А в то же время приступили и к расхищению драгоценных предметов, потому что Сигизмунд требовал, чтобы жалование гарнизону платили москвитяне, а в Кремле уже не было денег. Как размеры этих расхищений, вызванных обстоятельствами, так и ценность расхищавшихся сокровищ были чересчур преувеличены. Казна Ивана Грозного была уже сильно урезана, и говорят, увидев то, что от нее осталось, Жолкевский был сильно разочарован. Его поразила только груда золотой и серебряной посуды; да и то еще б(льшая часть этих изделий была такова, что грубая отделка их не делала чести местным мастерам. Ценность, которую москвитяне придавали некоторым предметам, преувеличивалась притом услужливой легендой, и едва ли могли бы они найти покупателя для скипетра из единорога, оцененного ими в 140 000 рублей. Мархоцкий говорит о двенадцати золотых изображениях апостолов в естественную величину, которые будто бы наследовал Шуйский; но уже «шубник» вскоре принужден был обратить их в монету, оставив лишь золотое изображение Христа, которое весило 30 000 дукатов и потом было разбито на куски поляками. Возможно, что и Мархоцкий получил свою долю в этой добыче; но что касается двенадцати апостолов, он, вероятно, говорит о них понаслышке. В этом надо видеть басню, которой долго еще суждено было волновать воображение как в России, так и в Польше; басня эта приписывала одной из жертв Барской конфедерации в конце XVIII столетия, князю Радзивиллу, очень богатому поместьями, но весьма нуждающемуся в деньгах, богатство, которого совсем незаметно было во время его пребывания за границей.

Шуйский не коснулся ни посуды, необходимой принадлежности придворных пиров, ни знаков царской власти, многочисленных скипетров и корон. Так как их следовало сберечь еще для Владислава или Сигизмунда, то польские полки согласились взять их только в качества залога, и они сохранились неприкосновенными в руках полковников до конца занятия Москвы поляками, поэтому эта часть царского сокровища почти вся ускользнула от разгрома. Шапка Мономаха и другие регалии византийского происхождения; трон, отделанный опалами, сапфирами, топазами и бирюзой, поднесенный в 1604 году Годунову персидским шахом Аббасом; трон Ивана III, из слоновой кости греческой работы, и Ивана IV, украшенный 9 000 драгоценных камней, который служил при короновании Марины, – все это было спасено. Неверно также, будто Сигизмунд впоследствии велел похоронить себя в одной из корон, похищенных в Москве. Король обладал, вместе со шведской короной, и московской, но обе были сделаны варшавскими золотых дел мастерами.

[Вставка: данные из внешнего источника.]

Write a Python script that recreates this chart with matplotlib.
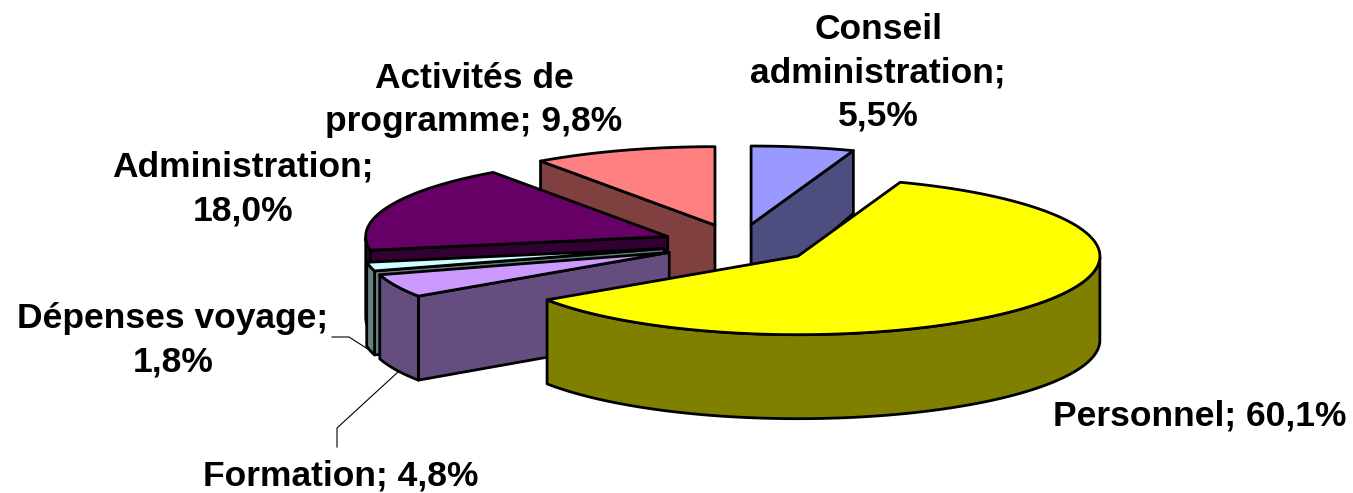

Золотая посуда в Кремле была пощажена; только серебряная была перечеканена в монету для уплаты жалованья польским офицерам и солдатам; им же совсем уже некстати, бесспорно, предоставлены были и церковные украшения, вплоть до покровов на гробницах великих князей в Архангельском соборе.

Размеры этого разгрома, где расхищение отягощалось кощунством над святыней, не могут быть, однако, с точностью установлены ввиду противоречивых исчислений;[389] справедливость требует лишь прибавить, что если Гонсевский и Сигизмунд участвовали в расхищении, то не воздержались, по-видимому, и москвитяне, и много их участвовало в рядах расхитителей. Поляки в одном дипломатическом документе впоследствии утверждали, что, «как только впускали туда боярина, он наполнял свои карманы и удирал».[390]

В общем, и гражданское и военное правительство дало почувствовать очень неприятное предвкушение подготовляемому образу правления. Они представляли Польшу в самом непривлекательном ее виде и произвели такое сильное и скверное впечатление, что вызвали возврат народной симпатии к претенденту, так что Дмитрию при содействии Марины, несомненно, опять удалось бы достигнуть успеха, если бы не произошла катастрофа; да она, впрочем, была, вероятно, неминуема ввиду условий, при которых оба они отправляли в Калуге свою верховную власть, находившуюся в опасности.